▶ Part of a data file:
──────

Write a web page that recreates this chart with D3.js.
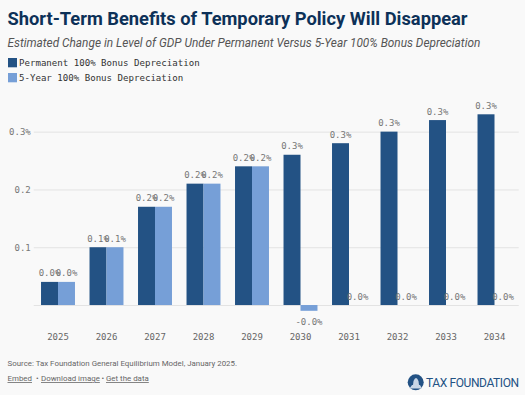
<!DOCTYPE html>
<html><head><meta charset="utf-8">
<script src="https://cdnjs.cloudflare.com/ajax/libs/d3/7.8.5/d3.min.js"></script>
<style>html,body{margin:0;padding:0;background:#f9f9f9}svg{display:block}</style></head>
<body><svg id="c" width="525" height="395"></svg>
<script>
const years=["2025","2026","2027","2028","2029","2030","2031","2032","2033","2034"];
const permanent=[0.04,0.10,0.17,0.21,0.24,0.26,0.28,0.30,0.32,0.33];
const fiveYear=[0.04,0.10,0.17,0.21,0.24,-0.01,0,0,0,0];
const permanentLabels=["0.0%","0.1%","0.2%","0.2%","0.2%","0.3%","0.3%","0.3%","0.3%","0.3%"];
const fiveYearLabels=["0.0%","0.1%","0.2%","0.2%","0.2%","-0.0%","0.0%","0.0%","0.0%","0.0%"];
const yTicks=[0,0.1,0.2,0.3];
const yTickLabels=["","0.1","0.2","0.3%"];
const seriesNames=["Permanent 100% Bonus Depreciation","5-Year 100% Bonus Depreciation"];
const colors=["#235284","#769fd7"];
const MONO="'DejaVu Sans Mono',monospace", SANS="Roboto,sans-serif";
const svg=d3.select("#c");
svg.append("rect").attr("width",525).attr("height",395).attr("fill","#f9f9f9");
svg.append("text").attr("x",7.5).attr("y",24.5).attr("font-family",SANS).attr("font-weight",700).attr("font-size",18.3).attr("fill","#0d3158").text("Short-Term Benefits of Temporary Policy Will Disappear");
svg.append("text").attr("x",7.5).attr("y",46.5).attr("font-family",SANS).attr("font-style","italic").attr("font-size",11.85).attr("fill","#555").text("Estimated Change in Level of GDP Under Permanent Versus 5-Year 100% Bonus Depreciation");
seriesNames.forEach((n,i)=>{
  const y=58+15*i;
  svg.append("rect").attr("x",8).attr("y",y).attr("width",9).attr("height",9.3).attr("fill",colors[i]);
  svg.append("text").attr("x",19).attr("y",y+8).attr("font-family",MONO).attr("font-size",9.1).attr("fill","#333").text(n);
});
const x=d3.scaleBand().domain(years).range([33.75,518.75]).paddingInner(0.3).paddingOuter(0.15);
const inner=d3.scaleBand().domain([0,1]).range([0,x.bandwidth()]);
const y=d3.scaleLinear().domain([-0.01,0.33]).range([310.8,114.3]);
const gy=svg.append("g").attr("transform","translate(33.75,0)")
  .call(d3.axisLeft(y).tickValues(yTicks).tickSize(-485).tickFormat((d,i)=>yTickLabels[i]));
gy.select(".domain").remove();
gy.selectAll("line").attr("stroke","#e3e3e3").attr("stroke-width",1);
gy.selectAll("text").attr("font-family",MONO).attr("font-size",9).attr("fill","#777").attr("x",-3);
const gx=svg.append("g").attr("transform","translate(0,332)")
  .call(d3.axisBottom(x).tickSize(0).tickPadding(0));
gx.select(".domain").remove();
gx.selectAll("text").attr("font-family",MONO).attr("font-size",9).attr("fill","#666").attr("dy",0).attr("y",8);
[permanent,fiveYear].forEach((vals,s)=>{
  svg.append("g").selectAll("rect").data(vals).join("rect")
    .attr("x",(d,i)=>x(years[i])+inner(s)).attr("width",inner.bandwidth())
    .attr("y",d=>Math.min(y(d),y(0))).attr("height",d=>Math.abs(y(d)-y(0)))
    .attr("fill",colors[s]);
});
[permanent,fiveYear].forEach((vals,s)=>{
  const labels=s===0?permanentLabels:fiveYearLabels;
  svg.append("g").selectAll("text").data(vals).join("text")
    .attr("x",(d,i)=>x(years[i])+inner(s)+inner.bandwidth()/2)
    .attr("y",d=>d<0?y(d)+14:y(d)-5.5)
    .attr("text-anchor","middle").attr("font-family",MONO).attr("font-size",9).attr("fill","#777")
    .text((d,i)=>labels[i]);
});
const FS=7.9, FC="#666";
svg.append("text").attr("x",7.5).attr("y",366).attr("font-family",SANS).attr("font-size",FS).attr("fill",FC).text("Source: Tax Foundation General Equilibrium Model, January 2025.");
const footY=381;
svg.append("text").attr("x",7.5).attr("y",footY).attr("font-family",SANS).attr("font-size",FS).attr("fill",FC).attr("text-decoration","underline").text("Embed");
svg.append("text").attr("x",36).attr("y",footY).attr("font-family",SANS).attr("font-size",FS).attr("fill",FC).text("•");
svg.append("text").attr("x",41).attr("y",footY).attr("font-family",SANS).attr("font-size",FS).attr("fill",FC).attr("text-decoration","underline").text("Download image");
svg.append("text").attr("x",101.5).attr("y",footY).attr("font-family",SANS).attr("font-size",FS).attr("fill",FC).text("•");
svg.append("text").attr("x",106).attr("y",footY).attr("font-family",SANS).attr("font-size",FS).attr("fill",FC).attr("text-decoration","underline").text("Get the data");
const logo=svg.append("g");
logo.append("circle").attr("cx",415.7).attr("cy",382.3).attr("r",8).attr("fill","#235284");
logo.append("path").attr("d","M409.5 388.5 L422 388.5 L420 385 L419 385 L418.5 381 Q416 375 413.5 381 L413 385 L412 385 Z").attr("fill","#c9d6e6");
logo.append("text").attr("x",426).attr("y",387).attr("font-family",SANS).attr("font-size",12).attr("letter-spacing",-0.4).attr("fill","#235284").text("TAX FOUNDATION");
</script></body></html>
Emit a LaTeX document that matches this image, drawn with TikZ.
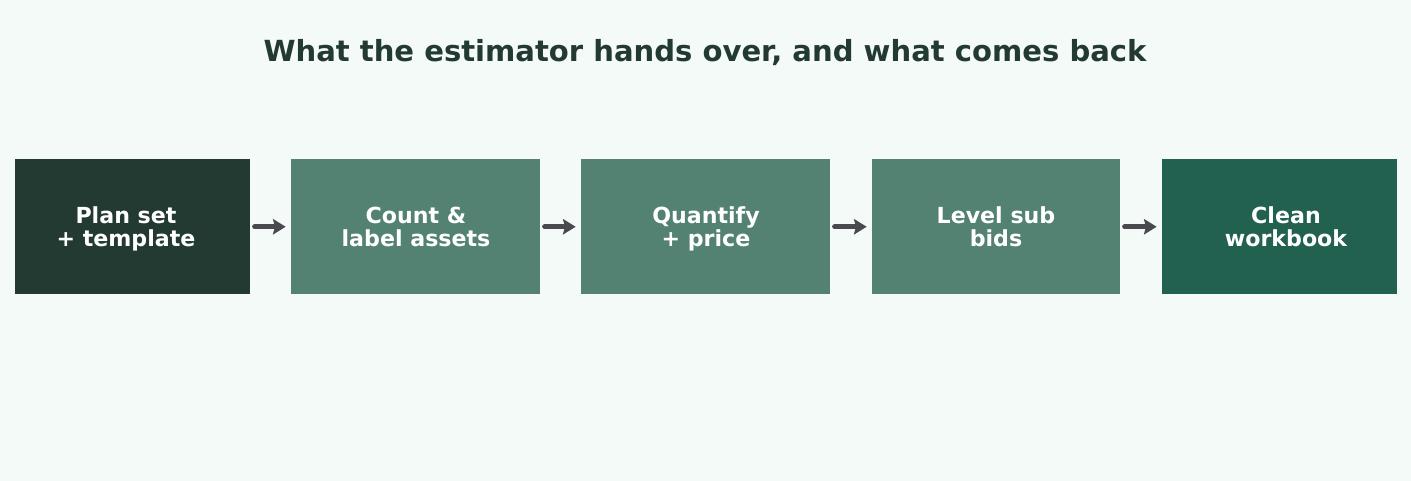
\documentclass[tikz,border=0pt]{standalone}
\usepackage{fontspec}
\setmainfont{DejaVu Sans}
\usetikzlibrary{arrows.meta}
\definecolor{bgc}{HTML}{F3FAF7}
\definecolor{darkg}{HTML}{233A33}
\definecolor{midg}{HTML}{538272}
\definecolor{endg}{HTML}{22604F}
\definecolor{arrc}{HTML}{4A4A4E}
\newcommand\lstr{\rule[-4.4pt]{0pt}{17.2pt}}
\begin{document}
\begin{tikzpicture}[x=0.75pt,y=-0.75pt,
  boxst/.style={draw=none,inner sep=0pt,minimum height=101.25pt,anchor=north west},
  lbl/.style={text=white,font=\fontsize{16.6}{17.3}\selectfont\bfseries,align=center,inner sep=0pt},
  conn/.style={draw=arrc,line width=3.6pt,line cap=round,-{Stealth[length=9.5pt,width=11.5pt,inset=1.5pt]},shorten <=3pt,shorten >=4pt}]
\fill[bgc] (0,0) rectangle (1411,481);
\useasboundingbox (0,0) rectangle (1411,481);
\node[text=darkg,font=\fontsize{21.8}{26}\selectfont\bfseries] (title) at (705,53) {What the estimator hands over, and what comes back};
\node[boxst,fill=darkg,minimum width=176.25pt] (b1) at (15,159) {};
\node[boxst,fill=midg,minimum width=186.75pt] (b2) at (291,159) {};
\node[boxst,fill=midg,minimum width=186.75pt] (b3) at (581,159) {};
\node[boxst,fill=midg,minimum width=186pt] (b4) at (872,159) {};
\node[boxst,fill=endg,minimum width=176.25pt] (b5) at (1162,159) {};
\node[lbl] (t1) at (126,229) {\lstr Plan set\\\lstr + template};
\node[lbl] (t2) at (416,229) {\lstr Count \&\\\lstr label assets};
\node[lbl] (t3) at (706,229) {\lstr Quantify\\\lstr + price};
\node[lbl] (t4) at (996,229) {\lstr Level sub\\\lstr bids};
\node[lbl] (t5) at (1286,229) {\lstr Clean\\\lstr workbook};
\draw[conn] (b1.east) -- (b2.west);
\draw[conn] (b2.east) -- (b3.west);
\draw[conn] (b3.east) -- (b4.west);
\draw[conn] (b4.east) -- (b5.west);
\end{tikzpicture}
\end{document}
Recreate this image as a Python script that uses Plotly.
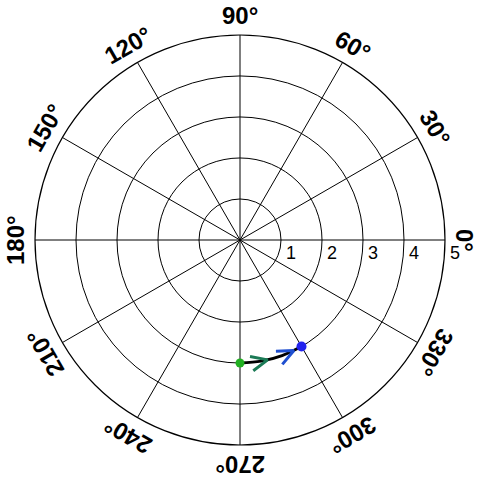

──────

▶ STATED GOAL: Reproduce every record above exactly, but leave out the pictures.

▶ SOLUTION FOR THIS EXERCISE:
Write a web page that recreates this chart with D3.js.
<!DOCTYPE html>
<html><head><meta charset="utf-8">
<script src="https://cdnjs.cloudflare.com/ajax/libs/d3/7.8.5/d3.min.js"></script>
<style>html,body{margin:0;padding:0;background:#f9f9f9}svg{display:block}</style></head>
<body><svg id="c" width="525" height="395"></svg>
<script>
const years=["2025","2026","2027","2028","2029","2030","2031","2032","2033","2034"];
const permanent=[0.04,0.10,0.17,0.21,0.24,0.26,0.28,0.30,0.32,0.33];
const fiveYear=[0.04,0.10,0.17,0.21,0.24,-0.01,0,0,0,0];
const permanentLabels=["0.0%","0.1%","0.2%","0.2%","0.2%","0.3%","0.3%","0.3%","0.3%","0.3%"];
const fiveYearLabels=["0.0%","0.1%","0.2%","0.2%","0.2%","-0.0%","0.0%","0.0%","0.0%","0.0%"];
const yTicks=[0,0.1,0.2,0.3];
const yTickLabels=["","0.1","0.2","0.3%"];
const seriesNames=["Permanent 100% Bonus Depreciation","5-Year 100% Bonus Depreciation"];
const colors=["#235284","#769fd7"];
const MONO="'DejaVu Sans Mono',monospace", SANS="Roboto,sans-serif";
const svg=d3.select("#c");
svg.append("rect").attr("width",525).attr("height",395).attr("fill","#f9f9f9");
svg.append("text").attr("x",7.5).attr("y",24.5).attr("font-family",SANS).attr("font-weight",700).attr("font-size",18.3).attr("fill","#0d3158").text("Short-Term Benefits of Temporary Policy Will Disappear");
svg.append("text").attr("x",7.5).attr("y",46.5).attr("font-family",SANS).attr("font-style","italic").attr("font-size",11.85).attr("fill","#555").text("Estimated Change in Level of GDP Under Permanent Versus 5-Year 100% Bonus Depreciation");
seriesNames.forEach((n,i)=>{
  const y=58+15*i;
  svg.append("rect").attr("x",8).attr("y",y).attr("width",9).attr("height",9.3).attr("fill",colors[i]);
  svg.append("text").attr("x",19).attr("y",y+8).attr("font-family",MONO).attr("font-size",9.1).attr("fill","#333").text(n);
});
const x=d3.scaleBand().domain(years).range([33.75,518.75]).paddingInner(0.3).paddingOuter(0.15);
const inner=d3.scaleBand().domain([0,1]).range([0,x.bandwidth()]);
const y=d3.scaleLinear().domain([-0.01,0.33]).range([310.8,114.3]);
const gy=svg.append("g").attr("transform","translate(33.75,0)")
  .call(d3.axisLeft(y).tickValues(yTicks).tickSize(-485).tickFormat((d,i)=>yTickLabels[i]));
gy.select(".domain").remove();
gy.selectAll("line").attr("stroke","#e3e3e3").attr("stroke-width",1);
gy.selectAll("text").attr("font-family",MONO).attr("font-size",9).attr("fill","#777").attr("x",-3);
const gx=svg.append("g").attr("transform","translate(0,332)")
  .call(d3.axisBottom(x).tickSize(0).tickPadding(0));
gx.select(".domain").remove();
gx.selectAll("text").attr("font-family",MONO).attr("font-size",9).attr("fill","#666").attr("dy",0).attr("y",8);
[permanent,fiveYear].forEach((vals,s)=>{
  svg.append("g").selectAll("rect").data(vals).join("rect")
    .attr("x",(d,i)=>x(years[i])+inner(s)).attr("width",inner.bandwidth())
    .attr("y",d=>Math.min(y(d),y(0))).attr("height",d=>Math.abs(y(d)-y(0)))
    .attr("fill",colors[s]);
});
[permanent,fiveYear].forEach((vals,s)=>{
  const labels=s===0?permanentLabels:fiveYearLabels;
  svg.append("g").selectAll("text").data(vals).join("text")
    .attr("x",(d,i)=>x(years[i])+inner(s)+inner.bandwidth()/2)
    .attr("y",d=>d<0?y(d)+14:y(d)-5.5)
    .attr("text-anchor","middle").attr("font-family",MONO).attr("font-size",9).attr("fill","#777")
    .text((d,i)=>labels[i]);
});
const FS=7.9, FC="#666";
svg.append("text").attr("x",7.5).attr("y",366).attr("font-family",SANS).attr("font-size",FS).attr("fill",FC).text("Source: Tax Foundation General Equilibrium Model, January 2025.");
const footY=381;
svg.append("text").attr("x",7.5).attr("y",footY).attr("font-family",SANS).attr("font-size",FS).attr("fill",FC).attr("text-decoration","underline").text("Embed");
svg.append("text").attr("x",36).attr("y",footY).attr("font-family",SANS).attr("font-size",FS).attr("fill",FC).text("•");
svg.append("text").attr("x",41).attr("y",footY).attr("font-family",SANS).attr("font-size",FS).attr("fill",FC).attr("text-decoration","underline").text("Download image");
svg.append("text").attr("x",101.5).attr("y",footY).attr("font-family",SANS).attr("font-size",FS).attr("fill",FC).text("•");
svg.append("text").attr("x",106).attr("y",footY).attr("font-family",SANS).attr("font-size",FS).attr("fill",FC).attr("text-decoration","underline").text("Get the data");
const logo=svg.append("g");
logo.append("circle").attr("cx",415.7).attr("cy",382.3).attr("r",8).attr("fill","#235284");
logo.append("path").attr("d","M409.5 388.5 L422 388.5 L420 385 L419 385 L418.5 381 Q416 375 413.5 381 L413 385 L412 385 Z").attr("fill","#c9d6e6");
logo.append("text").attr("x",426).attr("y",387).attr("font-family",SANS).attr("font-size",12).attr("letter-spacing",-0.4).attr("fill","#235284").text("TAX FOUNDATION");
</script></body></html>
Emit a LaTeX document that matches this image, drawn with TikZ.
\documentclass[tikz,border=0pt]{standalone}
\usepackage{fontspec}
\setmainfont{DejaVu Sans}
\usetikzlibrary{arrows.meta}
\definecolor{bgc}{HTML}{F3FAF7}
\definecolor{darkg}{HTML}{233A33}
\definecolor{midg}{HTML}{538272}
\definecolor{endg}{HTML}{22604F}
\definecolor{arrc}{HTML}{4A4A4E}
\newcommand\lstr{\rule[-4.4pt]{0pt}{17.2pt}}
\begin{document}
\begin{tikzpicture}[x=0.75pt,y=-0.75pt,
  boxst/.style={draw=none,inner sep=0pt,minimum height=101.25pt,anchor=north west},
  lbl/.style={text=white,font=\fontsize{16.6}{17.3}\selectfont\bfseries,align=center,inner sep=0pt},
  conn/.style={draw=arrc,line width=3.6pt,line cap=round,-{Stealth[length=9.5pt,width=11.5pt,inset=1.5pt]},shorten <=3pt,shorten >=4pt}]
\fill[bgc] (0,0) rectangle (1411,481);
\useasboundingbox (0,0) rectangle (1411,481);
\node[text=darkg,font=\fontsize{21.8}{26}\selectfont\bfseries] (title) at (705,53) {What the estimator hands over, and what comes back};
\node[boxst,fill=darkg,minimum width=176.25pt] (b1) at (15,159) {};
\node[boxst,fill=midg,minimum width=186.75pt] (b2) at (291,159) {};
\node[boxst,fill=midg,minimum width=186.75pt] (b3) at (581,159) {};
\node[boxst,fill=midg,minimum width=186pt] (b4) at (872,159) {};
\node[boxst,fill=endg,minimum width=176.25pt] (b5) at (1162,159) {};
\node[lbl] (t1) at (126,229) {\lstr Plan set\\\lstr + template};
\node[lbl] (t2) at (416,229) {\lstr Count \&\\\lstr label assets};
\node[lbl] (t3) at (706,229) {\lstr Quantify\\\lstr + price};
\node[lbl] (t4) at (996,229) {\lstr Level sub\\\lstr bids};
\node[lbl] (t5) at (1286,229) {\lstr Clean\\\lstr workbook};
\draw[conn] (b1.east) -- (b2.west);
\draw[conn] (b2.east) -- (b3.west);
\draw[conn] (b3.east) -- (b4.west);
\draw[conn] (b4.east) -- (b5.west);
\end{tikzpicture}
\end{document}
Recreate this image as a Python script that uses Plotly.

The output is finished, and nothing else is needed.